Возвращался я в город бодрый и обновлённый. Спокойный вид рабочих, обветренные их лица, руки с крепкими мослаками и узлами, их добродушный и грубоватый юмор, и прежде всего то, что они пришли, собрались, — всё это заставило забыть о порочном кольце, в которое я был заключен. Филёров не было видно и на обратной дороге. Уверенный, что они потеряли нас, поздно вечером я зашёл к Марье Ильиничне, рассказал ей о конференции, о Владимире Ильиче, о своих докладах, получил от неё деньги для поездки в Петербург, куда решил отправиться на другой день. Было около двенадцати часов, когда я вышел из квартиры Ульяновых. Следом кто-то пошёл за мной. Я остановился на углу, сделал вид, будто у меня на ботинке развязался шнур, поставил ногу на тумбу. Человек пересёк улицу, скрылся в темноте. Улица была тиха и пустынна. У квартиры Кржижановского я не заметил ничего подозрительного.

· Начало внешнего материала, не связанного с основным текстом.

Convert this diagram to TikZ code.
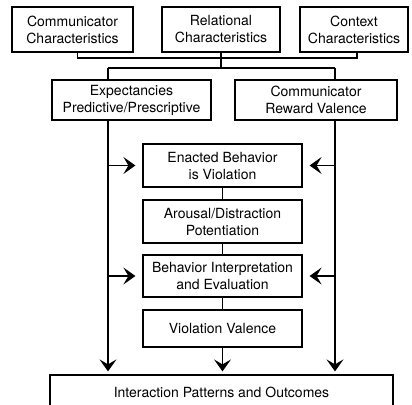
\documentclass[tikz,border=0pt]{standalone}
\usepackage{fontspec}
\setmainfont{TeX Gyre Heros}
\usetikzlibrary{arrows.meta}
\begin{document}
\begin{tikzpicture}[
  x=1pt, y=-1pt,
  box/.style={draw=black, line width=1.2pt, inner sep=0pt, align=center,
    font=\fontsize{14}{17}\selectfont},
  arr/.style={line width=1.2pt, -{Stealth[length=12pt, width=17pt, inset=5pt]}}
]
\useasboundingbox (0,0) rectangle (412,404);

\node[box, minimum width=121pt, minimum height=45pt] (comm) at (72.5,29.5) {Communicator\\Characteristics};
\node[box, minimum width=118pt, minimum height=45pt] (rel)  at (221,29.5)  {Relational\\Characteristics};
\node[box, minimum width=108pt, minimum height=45pt] (ctx)  at (354,29.5)  {Context\\Characteristics};

\node[box, minimum width=159pt, minimum height=40pt] (expect) at (131.5,100) {Expectancies\\Predictive/Prescriptive};
\node[box, minimum width=162pt, minimum height=40pt] (reward) at (316,100)   {Communicator\\Reward Valence};

\node[box, minimum width=159pt, minimum height=43pt] (enact)   at (222.5,165.5) {Enacted Behavior\\is Violation};
\node[box, minimum width=159pt, minimum height=43pt] (arousal) at (222.5,221.5) {Arousal/Distraction\\Potentiation};
\node[box, minimum width=159pt, minimum height=42pt] (interp)  at (222.5,276)   {Behavior Interpretation\\and Evaluation};
\node[box, minimum width=159pt, minimum height=37pt] (valence) at (222.5,328.5) {Violation Valence};

\node[box, minimum width=343pt, minimum height=68pt] (outcome) at (221.5,409) {};
\node[font=\fontsize{14}{17}\selectfont] (outtext) at (221.5,392) {Interaction Patterns and Outcomes};

\coordinate (top) at (221,58);
\coordinate (lt) at (108,68);
\coordinate (rt) at (335,68);

% top row into the two middle boxes
\draw[line width=1.2pt] ([xshift=5pt]comm.south) |- (top) -| ([xshift=3pt]ctx.south);
\draw[line width=1.2pt] (rel.south) -- (rel.south |- lt);
\draw[line width=1.2pt] (lt) -- (rt);
\draw[line width=1.2pt] (lt) -- (lt |- expect.north);
\draw[line width=1.2pt] (rt) -- (rt |- reward.north);

% side lines
\draw[arr, shorten >=3pt] (lt |- expect.south) -- (lt |- outcome.north);
\draw[arr, shorten >=3pt] (rt |- reward.south) -- (rt |- outcome.north);
\draw[arr, shorten >=7pt] (lt |- enact) -- (enact.west);
\draw[arr, shorten >=7pt] (rt |- enact) -- (enact.east);
\draw[arr, shorten >=7pt] (lt |- interp) -- (interp.west);
\draw[arr, shorten >=7pt] (rt |- interp) -- (interp.east);

% middle chain
\draw[line width=1.2pt] (enact) -- (arousal);
\draw[line width=1.2pt] (arousal) -- (interp);
\draw[line width=1.2pt] (interp) -- (valence);
\draw[arr, shorten >=3pt] (valence) -- (valence |- outcome.north);
\end{tikzpicture}
\end{document}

Мы готовились с ним лечь в кровати, когда у парадного подъезда резко и обрывисто позвонили. Горничная открыла дверь. Послышался топот ног, звон шпор. «Руки вверх!» — хрипло крикнул ворвавшийся околоток. За ним ввалились городовые, пристав, ротмистр. В следующий момент мы стояли с закрученными назад руками, а в наших карманах зло шарили серые руки охранников. Ничего «преступного» у нас не обнаружили. Утром мы сидели уже в одиночных камерах.